"""
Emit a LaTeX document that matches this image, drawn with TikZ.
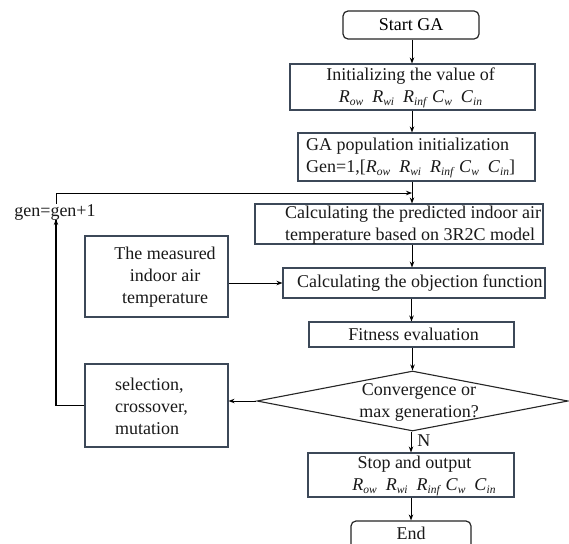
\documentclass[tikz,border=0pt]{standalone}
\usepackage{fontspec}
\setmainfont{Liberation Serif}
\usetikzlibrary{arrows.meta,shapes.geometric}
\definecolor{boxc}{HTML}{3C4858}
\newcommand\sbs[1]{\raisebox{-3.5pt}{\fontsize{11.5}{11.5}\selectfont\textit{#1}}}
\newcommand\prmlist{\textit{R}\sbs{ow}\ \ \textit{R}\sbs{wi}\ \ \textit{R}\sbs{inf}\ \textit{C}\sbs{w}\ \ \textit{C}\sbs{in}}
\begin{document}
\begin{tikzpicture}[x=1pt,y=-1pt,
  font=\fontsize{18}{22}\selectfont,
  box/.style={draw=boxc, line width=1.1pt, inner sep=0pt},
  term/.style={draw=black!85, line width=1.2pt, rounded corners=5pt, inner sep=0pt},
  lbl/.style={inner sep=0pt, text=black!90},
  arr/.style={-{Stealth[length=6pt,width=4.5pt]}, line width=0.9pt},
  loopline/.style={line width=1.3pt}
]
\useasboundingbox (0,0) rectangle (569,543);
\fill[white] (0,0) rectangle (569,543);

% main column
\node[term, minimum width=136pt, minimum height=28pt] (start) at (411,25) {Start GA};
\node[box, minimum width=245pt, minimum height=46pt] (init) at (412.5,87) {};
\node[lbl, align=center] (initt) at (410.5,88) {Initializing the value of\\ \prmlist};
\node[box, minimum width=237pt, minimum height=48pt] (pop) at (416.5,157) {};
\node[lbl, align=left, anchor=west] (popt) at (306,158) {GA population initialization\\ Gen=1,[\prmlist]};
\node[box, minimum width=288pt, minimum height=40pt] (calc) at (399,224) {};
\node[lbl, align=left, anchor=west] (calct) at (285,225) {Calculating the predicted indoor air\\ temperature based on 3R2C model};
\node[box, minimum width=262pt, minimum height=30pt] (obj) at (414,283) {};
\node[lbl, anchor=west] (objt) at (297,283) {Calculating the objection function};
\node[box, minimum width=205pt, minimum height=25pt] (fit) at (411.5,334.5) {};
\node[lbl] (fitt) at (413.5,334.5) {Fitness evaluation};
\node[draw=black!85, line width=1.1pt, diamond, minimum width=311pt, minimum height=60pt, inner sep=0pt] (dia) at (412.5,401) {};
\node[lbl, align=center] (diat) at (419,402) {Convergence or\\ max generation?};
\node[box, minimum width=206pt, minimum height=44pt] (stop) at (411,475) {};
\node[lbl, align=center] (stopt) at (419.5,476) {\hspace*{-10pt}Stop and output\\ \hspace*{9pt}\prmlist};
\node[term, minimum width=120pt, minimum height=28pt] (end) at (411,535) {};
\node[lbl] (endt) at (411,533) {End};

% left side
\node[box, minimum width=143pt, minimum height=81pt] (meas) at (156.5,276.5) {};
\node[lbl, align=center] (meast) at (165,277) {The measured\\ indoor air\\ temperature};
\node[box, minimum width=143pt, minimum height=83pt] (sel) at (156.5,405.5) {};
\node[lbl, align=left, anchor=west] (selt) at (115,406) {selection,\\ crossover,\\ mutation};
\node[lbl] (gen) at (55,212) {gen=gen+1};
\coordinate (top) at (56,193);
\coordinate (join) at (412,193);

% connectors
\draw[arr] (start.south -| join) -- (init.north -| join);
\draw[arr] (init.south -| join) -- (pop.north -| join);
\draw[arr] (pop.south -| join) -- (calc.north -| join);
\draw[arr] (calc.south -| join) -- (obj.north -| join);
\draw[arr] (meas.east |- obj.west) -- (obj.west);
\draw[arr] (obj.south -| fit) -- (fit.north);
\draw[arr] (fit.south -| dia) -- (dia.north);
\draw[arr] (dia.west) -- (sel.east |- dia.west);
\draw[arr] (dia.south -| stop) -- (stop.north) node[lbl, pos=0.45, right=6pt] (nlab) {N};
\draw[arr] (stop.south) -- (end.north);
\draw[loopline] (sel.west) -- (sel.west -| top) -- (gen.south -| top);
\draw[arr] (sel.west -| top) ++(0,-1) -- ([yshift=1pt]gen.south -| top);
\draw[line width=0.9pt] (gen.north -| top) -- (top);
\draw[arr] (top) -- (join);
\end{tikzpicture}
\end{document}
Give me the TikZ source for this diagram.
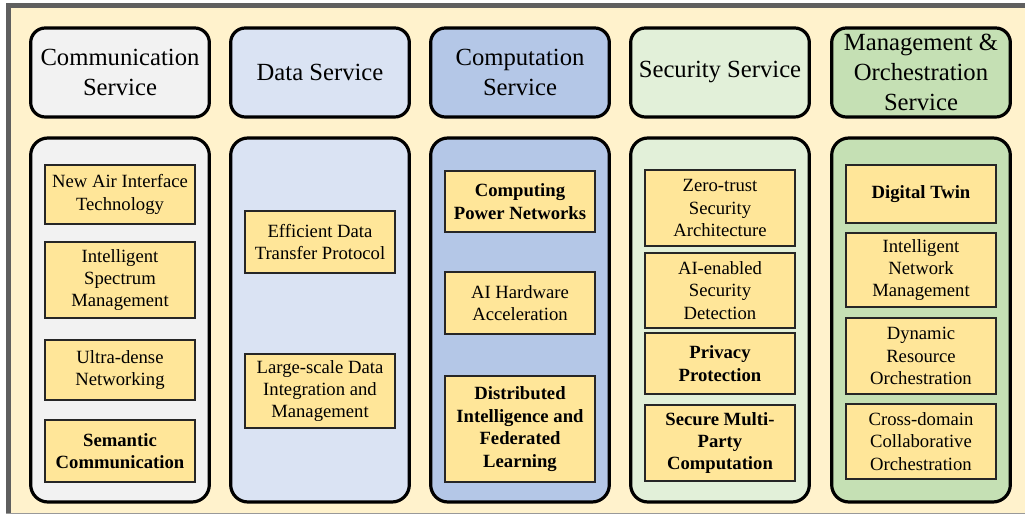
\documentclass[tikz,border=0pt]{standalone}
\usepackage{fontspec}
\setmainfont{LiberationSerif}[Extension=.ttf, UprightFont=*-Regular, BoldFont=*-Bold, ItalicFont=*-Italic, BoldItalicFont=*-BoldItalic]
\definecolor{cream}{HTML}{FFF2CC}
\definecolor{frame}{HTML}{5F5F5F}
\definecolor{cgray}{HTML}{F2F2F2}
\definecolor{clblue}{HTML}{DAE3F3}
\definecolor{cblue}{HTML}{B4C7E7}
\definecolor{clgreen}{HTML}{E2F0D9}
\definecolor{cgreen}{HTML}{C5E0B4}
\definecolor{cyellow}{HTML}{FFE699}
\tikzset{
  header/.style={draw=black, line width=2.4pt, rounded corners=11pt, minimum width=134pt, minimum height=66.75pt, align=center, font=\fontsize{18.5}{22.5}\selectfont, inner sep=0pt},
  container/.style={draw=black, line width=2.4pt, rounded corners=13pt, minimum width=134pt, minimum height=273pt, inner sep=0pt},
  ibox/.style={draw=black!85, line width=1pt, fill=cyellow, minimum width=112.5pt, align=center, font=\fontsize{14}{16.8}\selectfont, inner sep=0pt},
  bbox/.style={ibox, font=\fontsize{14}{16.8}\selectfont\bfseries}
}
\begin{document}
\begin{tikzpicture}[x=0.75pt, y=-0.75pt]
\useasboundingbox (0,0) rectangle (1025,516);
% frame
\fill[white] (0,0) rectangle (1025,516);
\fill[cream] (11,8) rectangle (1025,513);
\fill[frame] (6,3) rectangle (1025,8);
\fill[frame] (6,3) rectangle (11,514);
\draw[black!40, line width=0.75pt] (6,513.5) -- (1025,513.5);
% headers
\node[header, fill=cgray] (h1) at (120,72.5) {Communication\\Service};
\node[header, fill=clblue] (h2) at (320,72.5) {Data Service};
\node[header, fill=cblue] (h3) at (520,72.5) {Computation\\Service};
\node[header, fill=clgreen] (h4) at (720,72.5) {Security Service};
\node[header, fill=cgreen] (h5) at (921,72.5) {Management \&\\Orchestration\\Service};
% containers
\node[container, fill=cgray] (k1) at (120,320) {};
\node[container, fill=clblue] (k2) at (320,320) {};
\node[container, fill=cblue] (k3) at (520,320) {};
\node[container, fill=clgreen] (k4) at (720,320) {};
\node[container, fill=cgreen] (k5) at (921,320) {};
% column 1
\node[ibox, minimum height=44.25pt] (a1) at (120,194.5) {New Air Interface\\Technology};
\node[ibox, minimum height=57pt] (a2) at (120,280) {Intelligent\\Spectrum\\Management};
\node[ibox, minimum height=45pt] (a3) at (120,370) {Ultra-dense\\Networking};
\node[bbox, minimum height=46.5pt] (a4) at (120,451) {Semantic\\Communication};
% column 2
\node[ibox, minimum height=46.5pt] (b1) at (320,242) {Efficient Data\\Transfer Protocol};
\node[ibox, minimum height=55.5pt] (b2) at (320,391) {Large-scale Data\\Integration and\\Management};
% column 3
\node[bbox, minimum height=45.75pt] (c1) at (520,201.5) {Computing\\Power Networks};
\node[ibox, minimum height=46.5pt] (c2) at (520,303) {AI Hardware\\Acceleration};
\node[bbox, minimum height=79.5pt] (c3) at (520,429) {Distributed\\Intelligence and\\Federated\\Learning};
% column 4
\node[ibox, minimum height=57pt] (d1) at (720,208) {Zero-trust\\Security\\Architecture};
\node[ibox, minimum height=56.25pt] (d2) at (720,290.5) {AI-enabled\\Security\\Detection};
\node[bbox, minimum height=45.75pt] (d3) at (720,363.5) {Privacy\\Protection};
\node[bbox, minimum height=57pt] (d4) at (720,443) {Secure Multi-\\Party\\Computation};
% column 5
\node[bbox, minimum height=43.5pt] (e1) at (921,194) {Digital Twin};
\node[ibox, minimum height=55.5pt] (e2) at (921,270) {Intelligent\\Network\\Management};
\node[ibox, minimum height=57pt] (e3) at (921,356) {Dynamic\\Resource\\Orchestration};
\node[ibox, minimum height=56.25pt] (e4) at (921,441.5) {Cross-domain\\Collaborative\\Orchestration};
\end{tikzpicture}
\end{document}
"""
"""
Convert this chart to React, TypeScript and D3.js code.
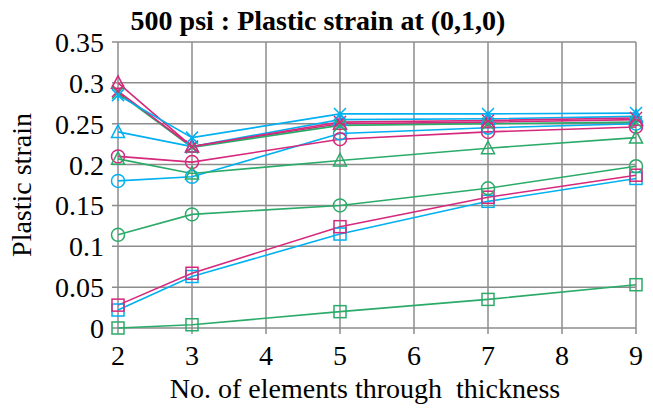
"""
Problem requirements>
Look through the listing above. Pick out each line with "this" and copy it.

Written solution>
Emit a LaTeX document that matches this image, drawn with TikZ.
Give me the TikZ source for this diagram.
Convert this chart to React, TypeScript and D3.js code.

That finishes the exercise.